* [Exercise objective]:
Using the listing below, output only the lines from the one that contains "Give me the matplotlib source for this chart." through the one that contains "y_ticks = [2868.55, 2877.60, 2886.65, 2895.70, 2904.75]", inclusive, exactly as given and without images.

### Available data

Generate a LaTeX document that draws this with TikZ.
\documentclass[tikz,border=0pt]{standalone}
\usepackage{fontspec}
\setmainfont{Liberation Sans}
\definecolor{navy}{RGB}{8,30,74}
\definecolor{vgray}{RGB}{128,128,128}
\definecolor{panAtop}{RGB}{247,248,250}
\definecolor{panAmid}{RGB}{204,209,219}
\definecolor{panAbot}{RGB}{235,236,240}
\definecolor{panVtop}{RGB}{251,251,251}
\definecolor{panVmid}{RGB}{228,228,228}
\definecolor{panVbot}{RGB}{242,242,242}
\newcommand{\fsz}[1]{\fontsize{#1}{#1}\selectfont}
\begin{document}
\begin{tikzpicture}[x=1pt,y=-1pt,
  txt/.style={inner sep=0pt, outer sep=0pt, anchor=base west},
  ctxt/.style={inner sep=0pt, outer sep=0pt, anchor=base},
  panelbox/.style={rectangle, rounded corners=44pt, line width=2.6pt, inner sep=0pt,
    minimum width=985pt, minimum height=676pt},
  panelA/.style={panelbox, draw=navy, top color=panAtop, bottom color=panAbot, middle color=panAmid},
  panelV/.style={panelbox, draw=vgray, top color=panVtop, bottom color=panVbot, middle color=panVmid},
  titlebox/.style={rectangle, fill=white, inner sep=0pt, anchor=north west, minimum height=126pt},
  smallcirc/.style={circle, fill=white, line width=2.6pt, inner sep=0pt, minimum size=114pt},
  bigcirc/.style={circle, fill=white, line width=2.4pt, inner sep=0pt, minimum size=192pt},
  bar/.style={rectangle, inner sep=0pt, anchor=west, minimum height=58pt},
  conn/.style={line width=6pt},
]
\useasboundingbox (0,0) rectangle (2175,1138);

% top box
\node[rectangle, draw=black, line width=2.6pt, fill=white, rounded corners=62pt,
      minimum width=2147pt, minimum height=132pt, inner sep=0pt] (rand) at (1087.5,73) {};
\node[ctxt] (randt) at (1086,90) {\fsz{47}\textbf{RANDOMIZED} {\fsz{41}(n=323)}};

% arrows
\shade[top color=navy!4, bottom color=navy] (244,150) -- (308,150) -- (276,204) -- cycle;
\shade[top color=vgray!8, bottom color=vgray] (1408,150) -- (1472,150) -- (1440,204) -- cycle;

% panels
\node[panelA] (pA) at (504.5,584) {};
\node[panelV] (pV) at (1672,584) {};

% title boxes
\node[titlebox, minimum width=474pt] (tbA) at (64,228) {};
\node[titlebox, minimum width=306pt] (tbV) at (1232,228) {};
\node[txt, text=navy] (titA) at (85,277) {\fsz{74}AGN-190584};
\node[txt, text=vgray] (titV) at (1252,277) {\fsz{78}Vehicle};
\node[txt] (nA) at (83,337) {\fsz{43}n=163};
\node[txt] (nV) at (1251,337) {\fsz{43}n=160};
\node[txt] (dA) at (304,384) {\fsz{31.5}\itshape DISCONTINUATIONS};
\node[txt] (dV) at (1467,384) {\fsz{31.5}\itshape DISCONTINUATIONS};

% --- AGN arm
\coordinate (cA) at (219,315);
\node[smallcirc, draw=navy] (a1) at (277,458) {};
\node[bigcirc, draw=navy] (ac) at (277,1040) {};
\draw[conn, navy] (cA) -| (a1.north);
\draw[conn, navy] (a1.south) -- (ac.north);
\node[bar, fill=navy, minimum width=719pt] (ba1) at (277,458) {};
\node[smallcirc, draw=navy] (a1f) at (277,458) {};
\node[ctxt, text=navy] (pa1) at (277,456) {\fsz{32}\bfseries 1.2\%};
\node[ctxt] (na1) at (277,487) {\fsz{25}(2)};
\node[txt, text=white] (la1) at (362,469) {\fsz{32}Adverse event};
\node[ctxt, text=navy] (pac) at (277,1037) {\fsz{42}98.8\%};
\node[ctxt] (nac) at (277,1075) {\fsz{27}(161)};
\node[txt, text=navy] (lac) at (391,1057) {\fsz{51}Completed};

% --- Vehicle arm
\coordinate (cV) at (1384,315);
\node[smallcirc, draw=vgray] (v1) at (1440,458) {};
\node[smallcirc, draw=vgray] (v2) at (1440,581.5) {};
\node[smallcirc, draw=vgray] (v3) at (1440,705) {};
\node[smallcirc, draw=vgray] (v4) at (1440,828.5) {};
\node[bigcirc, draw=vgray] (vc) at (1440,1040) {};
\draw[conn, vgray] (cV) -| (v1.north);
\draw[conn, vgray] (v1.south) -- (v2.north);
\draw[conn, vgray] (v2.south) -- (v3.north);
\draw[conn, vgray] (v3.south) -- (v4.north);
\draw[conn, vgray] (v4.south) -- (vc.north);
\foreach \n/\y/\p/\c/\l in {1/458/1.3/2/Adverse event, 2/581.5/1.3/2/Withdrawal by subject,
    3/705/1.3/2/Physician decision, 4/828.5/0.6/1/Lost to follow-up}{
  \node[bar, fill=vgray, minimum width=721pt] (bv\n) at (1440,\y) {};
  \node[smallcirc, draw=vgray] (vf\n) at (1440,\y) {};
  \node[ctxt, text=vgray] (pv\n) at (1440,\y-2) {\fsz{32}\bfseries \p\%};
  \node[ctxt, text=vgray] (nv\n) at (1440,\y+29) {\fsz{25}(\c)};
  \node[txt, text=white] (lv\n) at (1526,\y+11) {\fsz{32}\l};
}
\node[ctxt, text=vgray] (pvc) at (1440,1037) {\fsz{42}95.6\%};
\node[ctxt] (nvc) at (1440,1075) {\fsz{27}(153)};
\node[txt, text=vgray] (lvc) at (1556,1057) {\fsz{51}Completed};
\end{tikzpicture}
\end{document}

######
### Available data

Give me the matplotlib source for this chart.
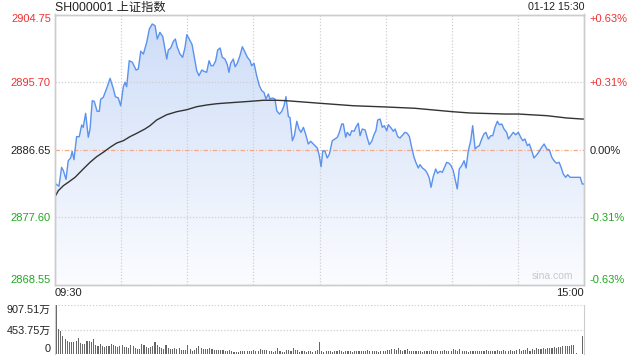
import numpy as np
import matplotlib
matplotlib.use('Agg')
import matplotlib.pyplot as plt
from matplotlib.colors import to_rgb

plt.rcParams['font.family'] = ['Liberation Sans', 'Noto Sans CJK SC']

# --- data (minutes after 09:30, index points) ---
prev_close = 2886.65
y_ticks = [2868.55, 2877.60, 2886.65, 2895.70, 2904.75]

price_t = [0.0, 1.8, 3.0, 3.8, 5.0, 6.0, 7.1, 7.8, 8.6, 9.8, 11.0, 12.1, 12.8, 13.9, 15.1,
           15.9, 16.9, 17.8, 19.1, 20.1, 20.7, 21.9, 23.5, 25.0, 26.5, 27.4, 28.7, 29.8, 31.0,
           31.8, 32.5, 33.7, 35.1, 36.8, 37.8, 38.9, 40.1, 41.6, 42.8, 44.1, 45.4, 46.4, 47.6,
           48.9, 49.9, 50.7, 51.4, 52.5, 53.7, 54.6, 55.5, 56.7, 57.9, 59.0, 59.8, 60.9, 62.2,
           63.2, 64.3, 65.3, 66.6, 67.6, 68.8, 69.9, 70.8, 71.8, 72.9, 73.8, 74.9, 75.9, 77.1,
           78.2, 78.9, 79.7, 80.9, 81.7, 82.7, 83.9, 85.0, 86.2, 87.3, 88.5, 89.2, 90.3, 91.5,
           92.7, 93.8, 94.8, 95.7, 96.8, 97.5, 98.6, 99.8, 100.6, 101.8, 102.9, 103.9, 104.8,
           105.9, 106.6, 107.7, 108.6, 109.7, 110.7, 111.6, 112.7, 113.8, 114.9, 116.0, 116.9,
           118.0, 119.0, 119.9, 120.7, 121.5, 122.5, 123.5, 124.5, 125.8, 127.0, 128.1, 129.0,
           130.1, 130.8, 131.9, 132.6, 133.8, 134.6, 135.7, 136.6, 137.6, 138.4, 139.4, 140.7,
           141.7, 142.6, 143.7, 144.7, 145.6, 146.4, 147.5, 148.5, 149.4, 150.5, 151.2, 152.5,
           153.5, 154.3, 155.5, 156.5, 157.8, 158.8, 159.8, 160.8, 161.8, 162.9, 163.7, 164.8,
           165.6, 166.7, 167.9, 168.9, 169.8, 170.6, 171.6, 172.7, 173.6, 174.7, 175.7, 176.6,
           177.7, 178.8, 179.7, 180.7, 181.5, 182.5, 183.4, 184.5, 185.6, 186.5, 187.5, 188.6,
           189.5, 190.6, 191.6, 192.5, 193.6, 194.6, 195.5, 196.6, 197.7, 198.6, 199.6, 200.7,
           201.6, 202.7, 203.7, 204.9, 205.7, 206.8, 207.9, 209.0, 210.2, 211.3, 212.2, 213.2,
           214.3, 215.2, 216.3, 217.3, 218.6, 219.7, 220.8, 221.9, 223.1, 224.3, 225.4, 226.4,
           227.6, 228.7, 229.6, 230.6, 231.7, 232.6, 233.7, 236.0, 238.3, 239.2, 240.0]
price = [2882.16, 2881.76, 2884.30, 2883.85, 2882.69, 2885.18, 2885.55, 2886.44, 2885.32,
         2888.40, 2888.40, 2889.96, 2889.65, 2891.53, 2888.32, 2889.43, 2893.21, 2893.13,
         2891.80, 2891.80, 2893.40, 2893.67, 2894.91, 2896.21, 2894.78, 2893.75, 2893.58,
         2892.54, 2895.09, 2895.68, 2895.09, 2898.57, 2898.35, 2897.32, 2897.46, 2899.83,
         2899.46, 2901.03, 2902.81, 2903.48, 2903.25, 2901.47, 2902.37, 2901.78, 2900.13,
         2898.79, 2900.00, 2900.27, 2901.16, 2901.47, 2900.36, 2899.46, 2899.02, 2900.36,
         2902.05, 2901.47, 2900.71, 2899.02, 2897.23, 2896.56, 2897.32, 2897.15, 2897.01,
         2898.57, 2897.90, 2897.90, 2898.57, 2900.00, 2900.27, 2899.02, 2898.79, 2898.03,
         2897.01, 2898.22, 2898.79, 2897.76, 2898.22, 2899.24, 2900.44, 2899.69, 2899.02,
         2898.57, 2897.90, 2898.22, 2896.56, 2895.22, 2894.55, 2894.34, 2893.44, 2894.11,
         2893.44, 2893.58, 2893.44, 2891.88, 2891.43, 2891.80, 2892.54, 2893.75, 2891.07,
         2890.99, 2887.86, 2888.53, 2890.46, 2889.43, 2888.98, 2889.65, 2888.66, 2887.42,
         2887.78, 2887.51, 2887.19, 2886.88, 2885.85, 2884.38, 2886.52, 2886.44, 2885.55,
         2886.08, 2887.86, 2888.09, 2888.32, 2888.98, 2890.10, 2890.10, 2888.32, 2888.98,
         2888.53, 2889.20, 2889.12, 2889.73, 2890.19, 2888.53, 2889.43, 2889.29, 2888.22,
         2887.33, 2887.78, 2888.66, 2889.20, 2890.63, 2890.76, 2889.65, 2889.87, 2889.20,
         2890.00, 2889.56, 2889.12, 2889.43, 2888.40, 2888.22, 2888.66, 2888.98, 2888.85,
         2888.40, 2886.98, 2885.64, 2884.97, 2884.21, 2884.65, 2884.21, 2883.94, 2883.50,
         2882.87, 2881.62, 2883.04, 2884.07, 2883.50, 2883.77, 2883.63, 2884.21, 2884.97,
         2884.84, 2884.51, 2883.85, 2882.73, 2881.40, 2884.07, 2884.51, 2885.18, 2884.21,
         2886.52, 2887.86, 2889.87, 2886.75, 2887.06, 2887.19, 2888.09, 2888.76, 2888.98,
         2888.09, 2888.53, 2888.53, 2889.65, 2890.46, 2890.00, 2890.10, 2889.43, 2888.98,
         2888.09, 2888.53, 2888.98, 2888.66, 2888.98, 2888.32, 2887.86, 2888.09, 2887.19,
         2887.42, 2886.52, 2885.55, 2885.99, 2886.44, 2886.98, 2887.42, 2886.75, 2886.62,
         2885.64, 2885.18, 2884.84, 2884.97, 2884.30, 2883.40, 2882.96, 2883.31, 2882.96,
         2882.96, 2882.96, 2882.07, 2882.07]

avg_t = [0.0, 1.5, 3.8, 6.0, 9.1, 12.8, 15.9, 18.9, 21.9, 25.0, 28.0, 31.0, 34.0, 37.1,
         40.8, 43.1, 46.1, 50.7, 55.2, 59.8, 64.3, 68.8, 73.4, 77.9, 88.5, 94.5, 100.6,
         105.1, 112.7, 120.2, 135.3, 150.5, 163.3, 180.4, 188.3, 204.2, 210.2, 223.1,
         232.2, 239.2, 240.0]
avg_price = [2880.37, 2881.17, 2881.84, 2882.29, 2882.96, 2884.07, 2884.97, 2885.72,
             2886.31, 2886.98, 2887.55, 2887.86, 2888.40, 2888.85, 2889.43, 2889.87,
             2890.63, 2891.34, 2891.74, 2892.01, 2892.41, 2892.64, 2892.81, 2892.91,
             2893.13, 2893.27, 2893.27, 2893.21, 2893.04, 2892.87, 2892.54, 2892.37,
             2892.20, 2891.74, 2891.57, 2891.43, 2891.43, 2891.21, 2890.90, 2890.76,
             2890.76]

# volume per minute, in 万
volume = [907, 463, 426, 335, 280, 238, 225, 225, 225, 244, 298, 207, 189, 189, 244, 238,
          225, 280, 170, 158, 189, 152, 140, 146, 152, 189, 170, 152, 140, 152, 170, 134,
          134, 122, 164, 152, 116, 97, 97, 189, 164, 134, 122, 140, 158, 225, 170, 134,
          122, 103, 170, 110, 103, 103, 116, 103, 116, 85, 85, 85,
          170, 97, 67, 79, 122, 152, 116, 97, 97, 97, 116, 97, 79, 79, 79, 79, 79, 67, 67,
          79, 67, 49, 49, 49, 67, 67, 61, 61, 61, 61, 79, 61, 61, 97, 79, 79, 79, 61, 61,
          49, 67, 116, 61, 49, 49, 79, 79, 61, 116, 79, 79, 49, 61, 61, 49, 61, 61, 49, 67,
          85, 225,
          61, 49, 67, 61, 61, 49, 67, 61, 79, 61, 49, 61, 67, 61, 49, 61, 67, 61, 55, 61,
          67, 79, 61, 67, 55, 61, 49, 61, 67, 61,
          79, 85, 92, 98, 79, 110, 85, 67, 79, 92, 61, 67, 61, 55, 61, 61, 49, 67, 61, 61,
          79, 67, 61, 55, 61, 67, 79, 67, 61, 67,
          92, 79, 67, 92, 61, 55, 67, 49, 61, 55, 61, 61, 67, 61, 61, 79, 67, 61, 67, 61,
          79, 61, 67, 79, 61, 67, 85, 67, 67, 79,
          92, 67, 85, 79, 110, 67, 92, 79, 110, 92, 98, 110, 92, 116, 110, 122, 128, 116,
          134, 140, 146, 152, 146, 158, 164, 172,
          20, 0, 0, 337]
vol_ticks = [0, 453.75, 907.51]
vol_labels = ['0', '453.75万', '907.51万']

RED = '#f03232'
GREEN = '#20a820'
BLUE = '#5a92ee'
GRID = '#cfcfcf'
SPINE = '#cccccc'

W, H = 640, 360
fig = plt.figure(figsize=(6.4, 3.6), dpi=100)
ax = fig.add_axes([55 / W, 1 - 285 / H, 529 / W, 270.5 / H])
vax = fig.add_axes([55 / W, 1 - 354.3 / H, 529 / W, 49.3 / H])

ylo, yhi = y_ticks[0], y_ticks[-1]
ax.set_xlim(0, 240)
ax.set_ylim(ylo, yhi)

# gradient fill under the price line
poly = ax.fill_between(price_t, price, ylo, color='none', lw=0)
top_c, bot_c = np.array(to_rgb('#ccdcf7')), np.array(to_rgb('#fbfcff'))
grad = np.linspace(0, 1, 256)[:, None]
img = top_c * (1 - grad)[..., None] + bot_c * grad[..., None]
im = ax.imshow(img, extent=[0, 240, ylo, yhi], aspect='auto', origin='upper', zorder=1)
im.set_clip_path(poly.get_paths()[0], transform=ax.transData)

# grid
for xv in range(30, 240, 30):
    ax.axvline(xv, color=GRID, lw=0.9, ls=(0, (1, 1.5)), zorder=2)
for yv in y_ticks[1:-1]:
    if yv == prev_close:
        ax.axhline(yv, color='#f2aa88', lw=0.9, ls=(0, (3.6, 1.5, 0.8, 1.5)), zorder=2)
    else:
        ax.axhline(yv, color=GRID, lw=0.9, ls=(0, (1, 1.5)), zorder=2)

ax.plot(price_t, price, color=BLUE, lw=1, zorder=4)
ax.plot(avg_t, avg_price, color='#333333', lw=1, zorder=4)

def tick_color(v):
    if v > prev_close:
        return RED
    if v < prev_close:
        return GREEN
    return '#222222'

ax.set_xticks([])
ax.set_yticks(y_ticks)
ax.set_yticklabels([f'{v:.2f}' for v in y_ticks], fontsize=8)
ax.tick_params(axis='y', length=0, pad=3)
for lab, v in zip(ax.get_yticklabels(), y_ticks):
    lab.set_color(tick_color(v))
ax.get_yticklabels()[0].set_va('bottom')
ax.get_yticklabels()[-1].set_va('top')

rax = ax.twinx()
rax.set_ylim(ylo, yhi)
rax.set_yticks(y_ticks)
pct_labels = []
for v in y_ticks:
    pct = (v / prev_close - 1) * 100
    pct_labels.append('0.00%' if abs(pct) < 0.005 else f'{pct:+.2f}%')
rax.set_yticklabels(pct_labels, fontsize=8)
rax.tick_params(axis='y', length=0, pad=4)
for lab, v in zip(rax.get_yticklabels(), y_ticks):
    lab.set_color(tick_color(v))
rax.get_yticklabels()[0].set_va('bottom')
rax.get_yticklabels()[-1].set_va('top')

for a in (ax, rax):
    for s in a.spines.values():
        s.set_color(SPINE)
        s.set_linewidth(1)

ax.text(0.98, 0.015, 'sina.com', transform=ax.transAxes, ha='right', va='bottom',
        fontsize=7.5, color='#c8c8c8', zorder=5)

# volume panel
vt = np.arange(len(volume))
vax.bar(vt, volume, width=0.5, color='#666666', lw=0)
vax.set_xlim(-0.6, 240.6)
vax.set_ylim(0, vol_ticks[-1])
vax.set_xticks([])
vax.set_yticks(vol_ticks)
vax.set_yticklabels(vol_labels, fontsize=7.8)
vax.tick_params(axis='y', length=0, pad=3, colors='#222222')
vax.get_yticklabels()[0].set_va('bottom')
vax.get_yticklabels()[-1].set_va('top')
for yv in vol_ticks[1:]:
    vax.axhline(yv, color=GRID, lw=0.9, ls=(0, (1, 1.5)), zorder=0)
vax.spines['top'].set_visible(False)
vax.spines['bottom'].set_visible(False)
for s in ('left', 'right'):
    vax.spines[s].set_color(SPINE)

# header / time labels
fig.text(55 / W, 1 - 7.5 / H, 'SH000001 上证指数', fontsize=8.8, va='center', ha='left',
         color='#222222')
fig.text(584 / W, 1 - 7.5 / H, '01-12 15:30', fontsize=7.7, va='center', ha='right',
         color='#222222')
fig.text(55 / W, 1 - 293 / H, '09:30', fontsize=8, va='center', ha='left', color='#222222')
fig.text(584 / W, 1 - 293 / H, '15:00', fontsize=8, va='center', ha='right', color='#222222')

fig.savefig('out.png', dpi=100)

######

* [Written answer]:
Give me the matplotlib source for this chart.
import numpy as np
import matplotlib
matplotlib.use('Agg')
import matplotlib.pyplot as plt
from matplotlib.colors import to_rgb

plt.rcParams['font.family'] = ['Liberation Sans', 'Noto Sans CJK SC']

# --- data (minutes after 09:30, index points) ---
prev_close = 2886.65
y_ticks = [2868.55, 2877.60, 2886.65, 2895.70, 2904.75]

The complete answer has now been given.